Drafted (left), ridden by Patrick Dobbs
Drafted (left), ridden by Patrick Dobbs, en route to winning the Al Shindagha Sprint on week five of the Dubai World Cup Carnival at Meydan Racecourse on Thursday. The race is a major prep for the $2.5 million Gulf News Dubai Golden Shaheen on March 30. Image Credit: Virendra Saklani/Gulf News

Dubai: Team Godolphin may want to reconsider their strategy on selling off horses after two cast-offs, Drafted and Capezzano, stole the show on week five of the 2019 Dubai World Cup Carnival at Meydan Racecourse on Thursday.

On a day of many surprises, most notably that of French-trained filly Silva in the UAE 1,000 Guineas, the Doug Watson-trained Drafted won a long-overdue Pattern race in the form of the Group 3 Al Shindagha Sprint, while Capezzano made it two-out-of-two for first-season trainer Sandeep Jadhav.

He is a horse with plenty of ability.

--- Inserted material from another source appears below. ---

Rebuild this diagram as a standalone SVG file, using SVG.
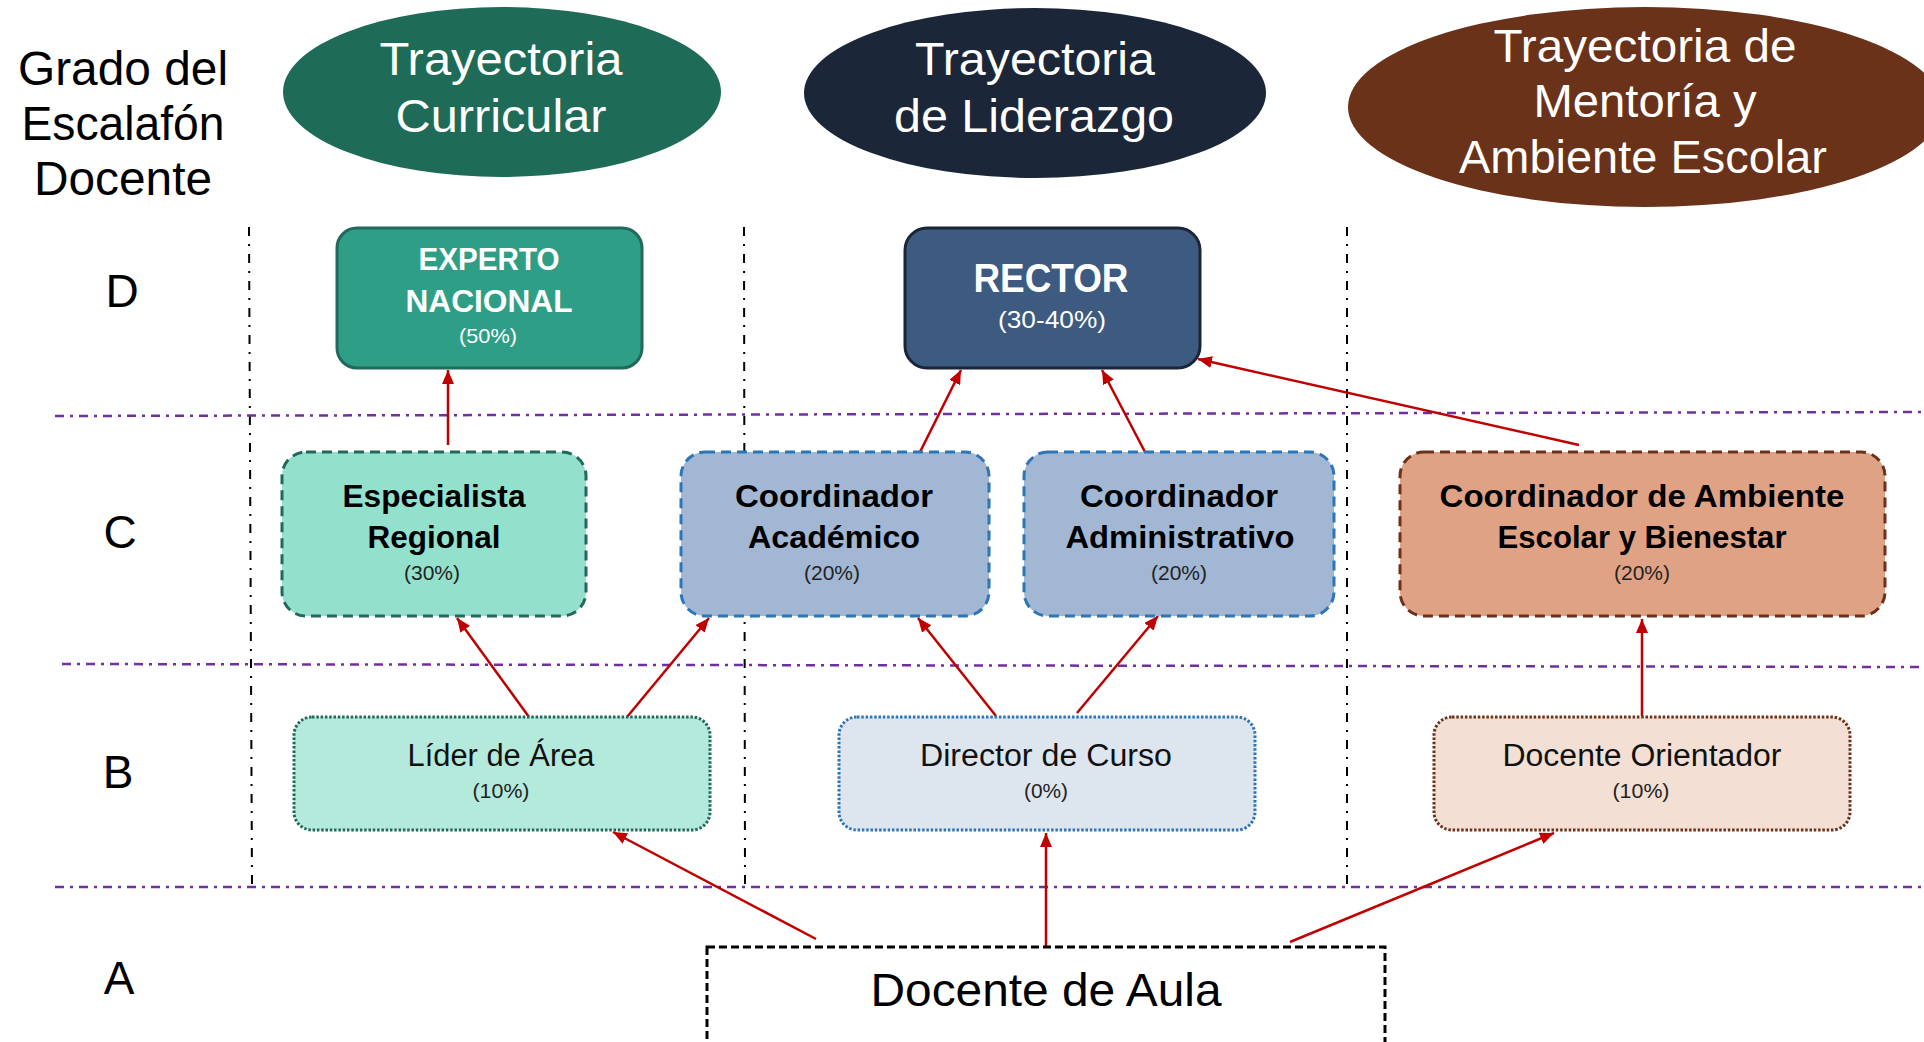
<svg xmlns="http://www.w3.org/2000/svg" width="1924" height="1042" viewBox="0 0 1924 1042">
<defs>
<style>
text{font-family:"Liberation Sans Narrow","Liberation Sans",Arial,sans-serif;text-anchor:middle}
.hd{font-size:46px;fill:#fff}
.lbl{font-size:48px;fill:#000}
.t1{font-size:32px;font-weight:bold}
.pct{font-size:21px}
.b{font-size:31px;fill:#111}
.vline{stroke:#000;stroke-width:2;stroke-dasharray:9 8 2 8;fill:none}
.hline{stroke:#7030a0;stroke-width:2.5;stroke-dasharray:9 6 3 6;fill:none}
.dash{stroke-width:3;stroke-dasharray:10 6}
.dot{stroke-width:3;stroke-dasharray:2.5 1.8}
.arr{stroke:#c00000;stroke-width:2.5;fill:none;marker-end:url(#ah)}
</style>
<marker id="ah" markerUnits="userSpaceOnUse" markerWidth="16" markerHeight="12" refX="14" refY="6" orient="auto">
<path d="M0,0 L14,6 L0,12 z" fill="#c00000"/>
</marker>
</defs>

<g id="grid">
<line class="vline" x1="249" y1="227" x2="252" y2="886"/>
<line class="vline" x1="744" y1="227" x2="745" y2="886"/>
<line class="vline" x1="1347" y1="227" x2="1347" y2="886"/>
<line class="hline" x1="55" y1="416" x2="1924" y2="412"/>
<line class="hline" x1="62" y1="664" x2="1924" y2="667"/>
<line class="hline" x1="55" y1="887" x2="1924" y2="887"/>
</g>

<g id="row-labels">
<text class="lbl" x="123" y="85" textLength="210" lengthAdjust="spacingAndGlyphs">Grado del</text>
<text class="lbl" x="123" y="140" textLength="203" lengthAdjust="spacingAndGlyphs">Escalafón</text>
<text class="lbl" x="123" y="195" textLength="178" lengthAdjust="spacingAndGlyphs">Docente</text>
<text class="lbl" x="122" y="307" style="font-size:46px">D</text>
<text class="lbl" x="120" y="548" style="font-size:46px">C</text>
<text class="lbl" x="118" y="788" style="font-size:46px">B</text>
<text class="lbl" x="119" y="994" style="font-size:46px">A</text>
</g>

<g id="track-curricular">
<ellipse cx="502" cy="92" rx="219" ry="85" fill="#1e6b57"/>
<text class="hd" x="501" y="75" textLength="243" lengthAdjust="spacingAndGlyphs">Trayectoria</text>
<text class="hd" x="501" y="132" textLength="211" lengthAdjust="spacingAndGlyphs">Curricular</text>
</g>
<g id="track-liderazgo">
<ellipse cx="1035" cy="93" rx="231" ry="85" fill="#1c2639"/>
<text class="hd" x="1035" y="75" textLength="240" lengthAdjust="spacingAndGlyphs">Trayectoria</text>
<text class="hd" x="1034" y="132" textLength="280" lengthAdjust="spacingAndGlyphs">de Liderazgo</text>
</g>
<g id="track-mentoria">
<ellipse cx="1645" cy="107" rx="297" ry="100" fill="#693219"/>
<text class="hd" x="1645" y="62" textLength="303" lengthAdjust="spacingAndGlyphs">Trayectoria de</text>
<text class="hd" x="1645" y="117" textLength="223" lengthAdjust="spacingAndGlyphs">Mentoría y</text>
<text class="hd" x="1643" y="173" textLength="368" lengthAdjust="spacingAndGlyphs">Ambiente Escolar</text>
</g>

<g id="connectors">
<line class="arr" x1="448" y1="445" x2="448" y2="370"/>
<line class="arr" x1="920" y1="452" x2="961" y2="370"/>
<line class="arr" x1="1145" y1="452" x2="1102" y2="370"/>
<line class="arr" x1="1579" y1="445" x2="1198" y2="359"/>
<line class="arr" x1="529" y1="717" x2="457" y2="618"/>
<line class="arr" x1="627" y1="717" x2="709" y2="618"/>
<line class="arr" x1="996" y1="716" x2="918" y2="618"/>
<line class="arr" x1="1077" y1="713" x2="1158" y2="616"/>
<line class="arr" x1="1642" y1="716" x2="1642" y2="619"/>
<line class="arr" x1="816" y1="939" x2="613" y2="832"/>
<line class="arr" x1="1046" y1="946" x2="1046" y2="833"/>
<line class="arr" x1="1290" y1="942" x2="1554" y2="833"/>
</g>

<g id="experto-nacional">
<rect x="337" y="228" width="305" height="140" rx="20" fill="#2e9e86" stroke="#21695a" stroke-width="3"/>
<text class="t1" x="489" y="270" fill="#fff" textLength="141" lengthAdjust="spacingAndGlyphs">EXPERTO</text>
<text class="t1" x="489" y="312" fill="#fff" textLength="167" lengthAdjust="spacingAndGlyphs">NACIONAL</text>
<text class="pct" x="488" y="343" fill="#fff" textLength="58" lengthAdjust="spacingAndGlyphs">(50%)</text>
</g>
<g id="rector">
<rect x="905" y="228" width="295" height="140" rx="22" fill="#3d5a80" stroke="#1b2538" stroke-width="3"/>
<text class="t1" x="1051" y="292" fill="#fff" style="font-size:40px" textLength="155" lengthAdjust="spacingAndGlyphs">RECTOR</text>
<text class="pct" x="1052" y="328" fill="#fff" style="font-size:24px" textLength="108" lengthAdjust="spacingAndGlyphs">(30-40%)</text>
</g>

<g id="especialista-regional">
<rect class="dash" x="282" y="452" width="304" height="164" rx="24" fill="#93e0cd" stroke="#21695a"/>
<text class="t1" x="434" y="507" textLength="183" lengthAdjust="spacingAndGlyphs">Especialista</text>
<text class="t1" x="434" y="548" textLength="133" lengthAdjust="spacingAndGlyphs">Regional</text>
<text class="pct" x="432" y="580" fill="#222" textLength="56" lengthAdjust="spacingAndGlyphs">(30%)</text>
</g>
<g id="coordinador-academico">
<rect class="dash" x="681" y="452" width="308" height="164" rx="24" fill="#a1b7d3" stroke="#2e75b6"/>
<text class="t1" x="834" y="507" textLength="198" lengthAdjust="spacingAndGlyphs">Coordinador</text>
<text class="t1" x="834" y="548" textLength="172" lengthAdjust="spacingAndGlyphs">Académico</text>
<text class="pct" x="832" y="580" fill="#222" textLength="56" lengthAdjust="spacingAndGlyphs">(20%)</text>
</g>
<g id="coordinador-administrativo">
<rect class="dash" x="1024" y="452" width="310" height="164" rx="24" fill="#a1b7d3" stroke="#2e75b6"/>
<text class="t1" x="1179" y="507" textLength="198" lengthAdjust="spacingAndGlyphs">Coordinador</text>
<text class="t1" x="1180" y="548" textLength="229" lengthAdjust="spacingAndGlyphs">Administrativo</text>
<text class="pct" x="1179" y="580" fill="#222" textLength="56" lengthAdjust="spacingAndGlyphs">(20%)</text>
</g>
<g id="coordinador-ambiente">
<rect class="dash" x="1400" y="452" width="485" height="164" rx="24" fill="#e0a285" stroke="#6b3219"/>
<text class="t1" x="1642" y="507" textLength="405" lengthAdjust="spacingAndGlyphs">Coordinador de Ambiente</text>
<text class="t1" x="1642" y="548" textLength="289" lengthAdjust="spacingAndGlyphs">Escolar y Bienestar</text>
<text class="pct" x="1642" y="580" fill="#222" textLength="56" lengthAdjust="spacingAndGlyphs">(20%)</text>
</g>

<g id="lider-area">
<rect class="dot" x="294" y="717" width="416" height="113" rx="18" fill="#b4eadc" stroke="#21695a"/>
<text class="b" x="501" y="766" textLength="187" lengthAdjust="spacingAndGlyphs">Líder de Área</text>
<text class="pct" x="501" y="798" fill="#222" textLength="57" lengthAdjust="spacingAndGlyphs">(10%)</text>
</g>
<g id="director-curso">
<rect class="dot" x="839" y="717" width="416" height="113" rx="18" fill="#dde5ef" stroke="#2e75b6"/>
<text class="b" x="1046" y="766" textLength="252" lengthAdjust="spacingAndGlyphs">Director de Curso</text>
<text class="pct" x="1046" y="798" fill="#222" textLength="44" lengthAdjust="spacingAndGlyphs">(0%)</text>
</g>
<g id="docente-orientador">
<rect class="dot" x="1434" y="717" width="416" height="113" rx="18" fill="#f4dfd4" stroke="#6b3219"/>
<text class="b" x="1642" y="766" textLength="279" lengthAdjust="spacingAndGlyphs">Docente Orientador</text>
<text class="pct" x="1641" y="798" fill="#222" textLength="57" lengthAdjust="spacingAndGlyphs">(10%)</text>
</g>

<g id="docente-aula">
<rect x="707" y="947" width="678" height="130" fill="#fff" stroke="#000" stroke-width="3" stroke-dasharray="8 4"/>
<text class="lbl" x="1046" y="1006" style="font-size:46px" textLength="351" lengthAdjust="spacingAndGlyphs">Docente de Aula</text>
</g>
</svg>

I guess we will now have to step him up in class after such an easy victory, but we will wait and see what the handicapper does.

- Sandeep Jadhav | Trainer of Capezzano

A son of Canadian champion sprinter Field Commission, Drafted also became the first Group winner and lone black-type winner for his sire, with his impressive three-quarter-length victory over the Argentine import Tato Key, who is trained in Ireland by David Marnane.

The Al Shindagha Sprint is a major prep for the $2.5 million Dubai Golden Shaheen Sponsored by Gulf News (G1) on Dubai World Cup Night (March 30), where he is as low as 14/1 with leading bookmaker William Hill behind the 7/4 market-leader Roy H who was third in the race last year.

Tato Key is also reasonably prominent at 16/1 with the same firm.

Florida-born Drafted was purchased by former trainer Eoin Harty for Godolphin as a juvenile.

He would announce himself as a serious sprinter when setting the track record for four-and-a-half furlongs on his racecourse debut at Keeneland Racecourse in America.

However, Drafted fluffed his lines during an ambitious foray to Royal Ascot in England before his final start, where he also ran below part, before being auctioned off in a Dubai sale featuring Godolphin horses.

Put in the case of six-time UAE champion trainer, Watson, Drafted appears to be enjoying a renaissance of sorts on the Meydan dirt where he has won five times since last January.

Meanwhile Capezzano, who was also purchased out of the Godolphin sale in Dubai, stormed into the reckoning for the Group 2 Godolphin Mile on Dubai World Cup, with his imperious 14-length victory that reiterated his liking for the Meydan surface and the mile.

International markets rushed for cover and slashed his odds to 6/1 (from 20s) for the $1 million contest, which is the first thoroughbred race on the $35 million nine-race Dubai World Cup card.

It will be the Bernadini gelding’s second crack at the Mile, a race in which he could only beat one horse home last season and which was won by his stable companion, Heavy Metal.

Previously in the care of Epsom Derby (G1) and Melbourne Cup — winning handler Charlie Appleby, Capezzano finished third behind Dubai World Cup (G1)-winner Thunder Snow in the 2017 UAE 2000 Guineas and Cosmo Charlie in the Listed Al Bastakiya. “He is a horse we have always known has plenty of ability,” said Jadhav. We were quite hopeful coming here tonight, but did not expect that.

“I guess we will now have to step him up in class after such an easy victory, but we will wait and see what the handicapper does.”

Grabbing their share of the limelight once again were the thriving Phoenix Ladies Syndicate who captured win number six courtesy the hugely impressive Golden Jaguar, a son of 2013 Dubai World Cup winner Animal Kingdom.

“We owe it to Ahmad Bin Harmash, who picked out and bought all these good horses for Phoenix Ladies and has done a great job with them,” said Amer Abdulaziz, principal of Phoenix Thoroughbreds and its subsidiary Phoenix Ladies. “It shows you how good he is, to win on dirt (at Jebel Ali) and now on turf today.”